Below are records; reproduce exactly the lines from the one that has "Clone this chart in Observable Plot." through the one that has "const rows = years.map((year, i)", ends included, and nothing more.

───── Extracted records ─────

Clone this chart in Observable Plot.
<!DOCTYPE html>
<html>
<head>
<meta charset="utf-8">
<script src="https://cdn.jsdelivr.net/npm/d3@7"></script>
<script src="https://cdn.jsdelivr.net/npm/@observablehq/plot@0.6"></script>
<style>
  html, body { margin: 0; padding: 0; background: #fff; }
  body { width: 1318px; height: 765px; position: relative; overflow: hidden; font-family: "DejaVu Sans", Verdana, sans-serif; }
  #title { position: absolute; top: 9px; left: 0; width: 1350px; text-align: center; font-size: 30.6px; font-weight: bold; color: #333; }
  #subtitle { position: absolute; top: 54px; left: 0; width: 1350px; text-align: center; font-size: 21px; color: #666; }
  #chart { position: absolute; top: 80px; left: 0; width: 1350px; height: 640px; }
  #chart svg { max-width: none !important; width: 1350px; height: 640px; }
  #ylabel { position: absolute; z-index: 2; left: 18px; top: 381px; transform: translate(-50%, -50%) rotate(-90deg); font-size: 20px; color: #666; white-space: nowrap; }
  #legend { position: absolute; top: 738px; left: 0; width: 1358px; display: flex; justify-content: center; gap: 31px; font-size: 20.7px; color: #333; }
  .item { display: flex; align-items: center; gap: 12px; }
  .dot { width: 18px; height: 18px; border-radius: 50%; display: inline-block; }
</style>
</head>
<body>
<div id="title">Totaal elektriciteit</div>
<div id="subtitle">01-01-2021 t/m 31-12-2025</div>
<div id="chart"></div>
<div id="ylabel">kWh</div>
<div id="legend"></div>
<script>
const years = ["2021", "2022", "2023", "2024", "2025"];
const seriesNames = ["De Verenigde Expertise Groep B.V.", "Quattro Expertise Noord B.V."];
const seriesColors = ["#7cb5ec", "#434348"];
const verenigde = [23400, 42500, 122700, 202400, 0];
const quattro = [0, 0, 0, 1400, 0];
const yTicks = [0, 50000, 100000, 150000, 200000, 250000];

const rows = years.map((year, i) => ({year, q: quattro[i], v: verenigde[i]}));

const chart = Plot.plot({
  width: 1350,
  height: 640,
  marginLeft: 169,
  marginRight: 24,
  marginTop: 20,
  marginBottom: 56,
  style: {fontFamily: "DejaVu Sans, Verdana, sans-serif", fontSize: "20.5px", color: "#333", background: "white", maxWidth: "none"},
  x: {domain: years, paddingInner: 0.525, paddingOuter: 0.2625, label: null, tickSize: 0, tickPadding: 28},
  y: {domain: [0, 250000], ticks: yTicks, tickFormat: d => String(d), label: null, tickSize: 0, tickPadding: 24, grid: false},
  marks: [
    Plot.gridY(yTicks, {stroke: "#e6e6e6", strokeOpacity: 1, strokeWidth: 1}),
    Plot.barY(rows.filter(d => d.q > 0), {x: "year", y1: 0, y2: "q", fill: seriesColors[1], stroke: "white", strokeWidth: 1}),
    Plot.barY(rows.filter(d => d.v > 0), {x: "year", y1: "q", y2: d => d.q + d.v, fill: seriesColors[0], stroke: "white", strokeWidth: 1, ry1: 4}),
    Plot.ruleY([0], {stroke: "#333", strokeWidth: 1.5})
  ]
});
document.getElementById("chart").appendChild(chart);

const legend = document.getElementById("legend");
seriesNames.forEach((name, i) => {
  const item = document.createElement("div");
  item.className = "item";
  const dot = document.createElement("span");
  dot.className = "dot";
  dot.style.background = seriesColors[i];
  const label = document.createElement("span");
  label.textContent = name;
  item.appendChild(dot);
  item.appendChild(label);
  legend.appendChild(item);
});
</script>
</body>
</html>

─────
───── Extracted records ─────

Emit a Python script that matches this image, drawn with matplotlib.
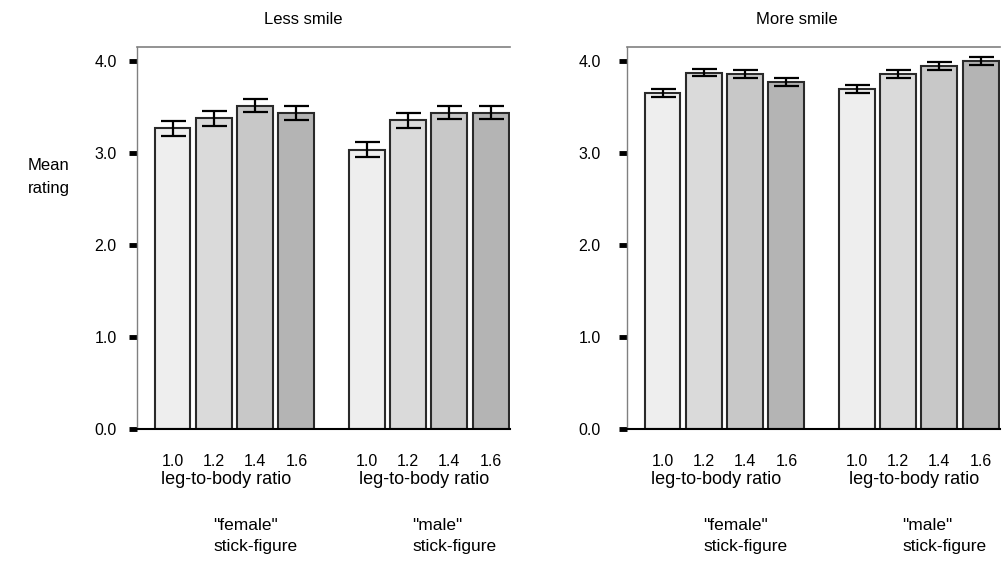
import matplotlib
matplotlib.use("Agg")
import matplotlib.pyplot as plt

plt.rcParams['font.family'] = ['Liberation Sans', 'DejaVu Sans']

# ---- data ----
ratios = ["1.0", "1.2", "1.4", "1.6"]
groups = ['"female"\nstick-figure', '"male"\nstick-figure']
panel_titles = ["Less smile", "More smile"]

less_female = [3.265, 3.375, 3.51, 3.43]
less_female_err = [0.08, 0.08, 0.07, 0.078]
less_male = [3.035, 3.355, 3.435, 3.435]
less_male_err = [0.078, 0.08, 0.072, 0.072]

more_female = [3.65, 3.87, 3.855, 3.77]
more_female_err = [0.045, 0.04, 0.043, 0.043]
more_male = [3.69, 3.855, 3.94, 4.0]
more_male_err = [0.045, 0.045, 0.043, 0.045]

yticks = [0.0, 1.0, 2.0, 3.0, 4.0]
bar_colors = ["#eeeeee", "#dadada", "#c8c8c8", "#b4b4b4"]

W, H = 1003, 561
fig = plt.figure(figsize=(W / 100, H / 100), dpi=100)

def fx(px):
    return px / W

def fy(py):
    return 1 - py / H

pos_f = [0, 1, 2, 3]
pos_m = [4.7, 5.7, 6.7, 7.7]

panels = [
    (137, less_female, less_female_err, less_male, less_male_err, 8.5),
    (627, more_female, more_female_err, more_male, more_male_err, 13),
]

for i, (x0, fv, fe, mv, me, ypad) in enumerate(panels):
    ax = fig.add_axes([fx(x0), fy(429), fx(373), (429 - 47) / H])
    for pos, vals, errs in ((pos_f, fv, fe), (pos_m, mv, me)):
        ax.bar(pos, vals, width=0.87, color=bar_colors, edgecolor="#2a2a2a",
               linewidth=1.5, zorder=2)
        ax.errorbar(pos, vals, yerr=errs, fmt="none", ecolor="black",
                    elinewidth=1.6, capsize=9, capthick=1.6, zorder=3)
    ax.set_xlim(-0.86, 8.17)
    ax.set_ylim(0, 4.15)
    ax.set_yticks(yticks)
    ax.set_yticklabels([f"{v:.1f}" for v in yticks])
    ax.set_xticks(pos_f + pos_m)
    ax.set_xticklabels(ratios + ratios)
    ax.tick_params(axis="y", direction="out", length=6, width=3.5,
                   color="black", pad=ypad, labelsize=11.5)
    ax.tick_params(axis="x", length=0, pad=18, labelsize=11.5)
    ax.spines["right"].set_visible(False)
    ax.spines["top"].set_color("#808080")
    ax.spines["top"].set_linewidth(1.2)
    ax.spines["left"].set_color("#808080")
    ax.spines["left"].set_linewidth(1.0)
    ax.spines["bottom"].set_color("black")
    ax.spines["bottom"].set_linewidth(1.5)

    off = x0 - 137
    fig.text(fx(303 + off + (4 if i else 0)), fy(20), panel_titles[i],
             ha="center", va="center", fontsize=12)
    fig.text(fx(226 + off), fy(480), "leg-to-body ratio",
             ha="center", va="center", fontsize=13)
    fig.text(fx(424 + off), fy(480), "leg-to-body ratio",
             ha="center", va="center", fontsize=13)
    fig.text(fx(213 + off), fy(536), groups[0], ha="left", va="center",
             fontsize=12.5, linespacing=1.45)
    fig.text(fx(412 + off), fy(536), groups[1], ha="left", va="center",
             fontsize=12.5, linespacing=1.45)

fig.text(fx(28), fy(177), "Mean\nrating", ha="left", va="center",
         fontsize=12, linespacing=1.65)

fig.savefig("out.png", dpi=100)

─────

Completed exercise:
Clone this chart in Observable Plot.
<!DOCTYPE html>
<html>
<head>
<meta charset="utf-8">
<script src="https://cdn.jsdelivr.net/npm/d3@7"></script>
<script src="https://cdn.jsdelivr.net/npm/@observablehq/plot@0.6"></script>
<style>
  html, body { margin: 0; padding: 0; background: #fff; }
  body { width: 1318px; height: 765px; position: relative; overflow: hidden; font-family: "DejaVu Sans", Verdana, sans-serif; }
  #title { position: absolute; top: 9px; left: 0; width: 1350px; text-align: center; font-size: 30.6px; font-weight: bold; color: #333; }
  #subtitle { position: absolute; top: 54px; left: 0; width: 1350px; text-align: center; font-size: 21px; color: #666; }
  #chart { position: absolute; top: 80px; left: 0; width: 1350px; height: 640px; }
  #chart svg { max-width: none !important; width: 1350px; height: 640px; }
  #ylabel { position: absolute; z-index: 2; left: 18px; top: 381px; transform: translate(-50%, -50%) rotate(-90deg); font-size: 20px; color: #666; white-space: nowrap; }
  #legend { position: absolute; top: 738px; left: 0; width: 1358px; display: flex; justify-content: center; gap: 31px; font-size: 20.7px; color: #333; }
  .item { display: flex; align-items: center; gap: 12px; }
  .dot { width: 18px; height: 18px; border-radius: 50%; display: inline-block; }
</style>
</head>
<body>
<div id="title">Totaal elektriciteit</div>
<div id="subtitle">01-01-2021 t/m 31-12-2025</div>
<div id="chart"></div>
<div id="ylabel">kWh</div>
<div id="legend"></div>
<script>
const years = ["2021", "2022", "2023", "2024", "2025"];
const seriesNames = ["De Verenigde Expertise Groep B.V.", "Quattro Expertise Noord B.V."];
const seriesColors = ["#7cb5ec", "#434348"];
const verenigde = [23400, 42500, 122700, 202400, 0];
const quattro = [0, 0, 0, 1400, 0];
const yTicks = [0, 50000, 100000, 150000, 200000, 250000];

const rows = years.map((year, i) => ({year, q: quattro[i], v: verenigde[i]}));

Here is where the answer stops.